The way he talks about the Somnovem to Cree about how he wanted to save them as they saved him ultimately boils down to this: he believed the Somnovem couldn't function without his intervention and he was the only person who had the skill and imagination to direct them the way they needed to go. And I think he's thought that about A LOT of people over the years. It's not malicious to him. It's not cruel- even if what he does to get obedience probably is. It's for their own good. Again- yikes. He's a fucked up person, y'all.
Now the gifted kid thing gets into some "oh god are you projecting on this villain chris" shit, because I am a former, massively understimulated gifted kid who burned out in high school because I was bored too often and spent more time daydreaming than I did paying attention.

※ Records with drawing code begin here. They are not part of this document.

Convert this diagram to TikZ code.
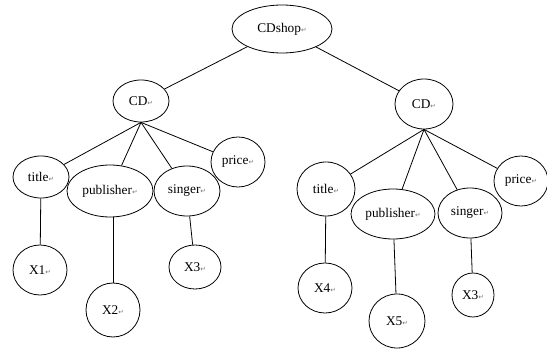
\documentclass[tikz,border=0pt]{standalone}
\usepackage{fontspec}
\setmainfont{Liberation Serif}
\newfontfamily\markfont{DejaVu Sans}
\usetikzlibrary{shapes.geometric}
\newcommand{\pmark}{{\markfont\fontsize{5}{5}\selectfont\textcolor{black!55}{↵}}}

\begin{document}
\begin{tikzpicture}[x=0.75pt,y=-0.75pt,
	elem/.style={draw,ellipse,inner sep=0pt,line width=0.6pt,font=\fontsize{10}{12}\selectfont},
	link/.style={line width=0.6pt}]
	%%%%% START %%%%%
	\useasboundingbox (0,0) rectangle (547,349);
	
	\node[elem,minimum width=75pt,minimum height=36pt] (shop) at (282,29) {CDshop\pmark};
	
	% left CD
	\node[elem,minimum width=42pt,minimum height=31.5pt] (cdL) at (141,101) {CD\pmark};
	\node[elem,minimum width=42pt,minimum height=31.5pt] (titleL) at (41,177) {title\pmark};
	\node[elem,minimum width=64.5pt,minimum height=39pt] (pubL) at (110,191) {publisher\pmark};
	\node[elem,minimum width=49.5pt,minimum height=37.5pt] (singerL) at (187,191) {singer\pmark};
	\node[elem,minimum width=40.5pt,minimum height=37.5pt] (priceL) at (238,162) {price\pmark};
	\node[elem,minimum width=40.5pt,minimum height=37.5pt] (xa) at (40,270) {X1\pmark};
	\node[elem,minimum width=40.5pt,minimum height=40.5pt] (xb) at (113,310) {X2\pmark};
	\node[elem,minimum width=39pt,minimum height=33pt] (xc) at (195,267) {X3\pmark};
	
	% right CD
	\node[elem,minimum width=43.5pt,minimum height=37.5pt] (cdR) at (424,104) {CD\pmark};
	\node[elem,minimum width=43.5pt,minimum height=40.5pt] (titleR) at (326,189) {title\pmark};
	\node[elem,minimum width=63pt,minimum height=37.5pt] (pubR) at (393,214) {publisher\pmark};
	\node[elem,minimum width=48pt,minimum height=37.5pt] (singerR) at (470,213) {singer\pmark};
	\node[elem,minimum width=40.5pt,minimum height=37.5pt] (priceR) at (521,181) {price\pmark};
	\node[elem,minimum width=40.5pt,minimum height=37.5pt] (xd) at (325,288) {X4\pmark};
	\node[elem,minimum width=42pt,minimum height=40.5pt] (xe) at (397,321) {X5\pmark};
	\node[elem,minimum width=31.5pt,minimum height=33pt] (xf) at (473,295) {X3\pmark};
	
	\draw[link] (shop) -- (cdL);
	\draw[link] (shop) -- (cdR);
	
	\draw[link] (cdL.south) -- (titleL);
	\draw[link] (cdL.south) -- (pubL);
	\draw[link] (cdL.south) -- (singerL);
	\draw[link] (cdL.south) -- (priceL);
	\draw[link] (titleL) -- (xa);
	\draw[link] (xb.north) -- (xb |- pubL.south);
	\draw[link] (singerL) -- (xc);
	
	\draw[link] (cdR.south) -- (titleR);
	\draw[link] (cdR.south) -- (pubR);
	\draw[link] (cdR.south) -- (singerR);
	\draw[link] (cdR.south) -- (priceR);
	\draw[link] (titleR) -- (xd);
	\draw[link] (pubR) -- (xe);
	\draw[link] (singerR) -- (xf);
	
	%%%%% END %%%%%
\end{tikzpicture}
\end{document}
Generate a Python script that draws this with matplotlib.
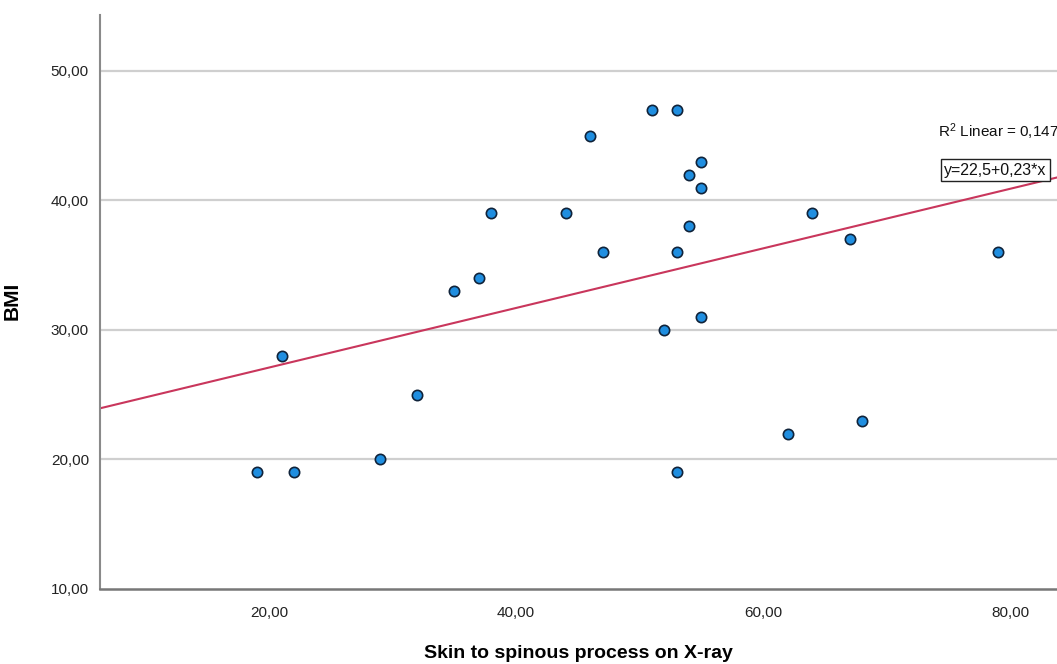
import numpy as np
import matplotlib
matplotlib.use("Agg")
import matplotlib.pyplot as plt

# data
skin_to_spinous = [19, 21, 22, 29, 32, 35, 37, 38, 44, 46, 47, 51, 53,
                   55, 54, 55, 54, 53, 55, 52, 53, 62, 64, 67, 68, 79]
bmi = [19, 28, 19, 20, 25, 33, 34, 39, 39, 45, 36, 47, 47,
       43, 42, 41, 38, 36, 31, 30, 19, 22, 39, 37, 23, 36]

# fit line as printed on the chart
fit_intercept = 22.5
fit_slope = 0.23
r2_text = "R$^2$ Linear = 0,147"
fit_text = "y=22,5+0,23*x"

x_ticks = [20, 40, 60, 80]
y_ticks = [10, 20, 30, 40, 50]


def comma_fmt(v, pos=None):
    return f"{v:.2f}".replace(".", ",")


def main():
    plt.rcParams['font.family'] = ['Liberation Sans', 'DejaVu Sans']
    plt.rcParams['mathtext.fontset'] = 'custom'
    plt.rcParams['mathtext.rm'] = 'Liberation Sans'
    plt.rcParams['mathtext.it'] = 'Liberation Sans'

    fig = plt.figure(figsize=(10.57, 6.64), dpi=100)
    ax = fig.add_axes([0.0946, 0.113, 0.9054, 0.864])

    xlim = (6.3, 83.8)
    ax.set_xlim(*xlim)
    ax.set_ylim(10, 54.3)

    # horizontal grid lines
    for yv in y_ticks[1:]:
        ax.axhline(yv, color='#cfcfcf', lw=1.6, zorder=1)

    # regression line
    xs = np.array(xlim)
    ax.plot(xs, fit_intercept + fit_slope * xs, color='#c9365c', lw=1.5, zorder=2)

    # points
    ax.scatter(skin_to_spinous, bmi, s=55, color='#1f8ee0',
               edgecolors='#10233a', linewidths=1.2, zorder=3)

    ax.set_xticks(x_ticks)
    ax.set_yticks(y_ticks)
    ax.xaxis.set_major_formatter(matplotlib.ticker.FuncFormatter(comma_fmt))
    ax.yaxis.set_major_formatter(matplotlib.ticker.FuncFormatter(comma_fmt))
    ax.tick_params(axis='both', length=0, labelsize=11, colors='#222222')
    ax.tick_params(axis='x', pad=12)
    ax.tick_params(axis='y', pad=8)

    for side in ['top', 'right']:
        ax.spines[side].set_visible(False)
    ax.spines['left'].set_color('#8a8a8a')
    ax.spines['left'].set_linewidth(1.5)
    ax.spines['bottom'].set_color('#777777')
    ax.spines['bottom'].set_linewidth(1.8)

    ax.set_xlabel("Skin to spinous process on X-ray", fontsize=14, fontweight='bold')
    ax.xaxis.set_label_coords(0.5, -0.098)
    ax.set_ylabel("BMI", fontsize=15, fontweight='bold')
    ax.yaxis.set_label_coords(-0.0815, 0.503)

    # fit annotations
    ax.text(0.876, 0.797, r2_text, transform=ax.transAxes, fontsize=11,
            ha='left', va='center', color='#111111')
    ax.text(0.882, 0.730, fit_text, transform=ax.transAxes, fontsize=11.5,
            ha='left', va='center', color='#111111',
            bbox=dict(boxstyle='square,pad=0.2', fc='white', ec='#222222', lw=1.0))

    fig.savefig("out.png", dpi=100, facecolor='white')


if __name__ == '__main__':
    main()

Guess what Lucien's calling card is? Oh right. He's a dreamer.
That's Lucien. Lucien is a gifted kid who had NOWHERE to put his gifts. He's gifted in a town where half the population can't even read, so of course he developed a massive complex about being the smartest in the room, the only TRUE adult, even when he was, yanno a KID.
See when I was in elementary school, I was just soooo smart. I was reading HIGH SCHOOL level books for FUN and ooooooh so cool. Yeah, I'm not even bragging about it. Every gifted kid I have ever met has this same story, and I can be flippant about it because I know where it goes. You get into high school and your brain hits a goddamn brick wall and you get anxiety because you're not the most special anymore. Oh look! There's that pin I put there. I told you we'd circle back to that.
For Lucien, high school was probably the Orders. The Orders are an INTELLIGENCE-BASED organization, meaning for the first time in his life, Lucien isn't the smartest person in the room, because everyone is smart, so he no longer has that advantage he once had and he's no longer special. That is DEVASTATING to deal with, and because Lucien already had a massive superiority complex, instead of burning out and getting passing grades and ultimately resigning himself to a mediocre life of Blood Huntering, he went "no it is the ORDERS who are wrong" and fucked off with his posse.
Which meant that the FIRST THING that made him feel special and validated his existence, he went whole ham on, and then the minute it wasn't what he thought it was, he switched gears and decided "no, I AM special. You just need a little but of parental guidance, and we'll do this properly."
tl;dr: Lucien is 100% what you get when a gifted kid goes absolutely balls to the wall insane. As a former gifted kid, can confirm that I might have sold my soul to a bunch of eldritch sugar daddies if they validated me enough too. I won't lie.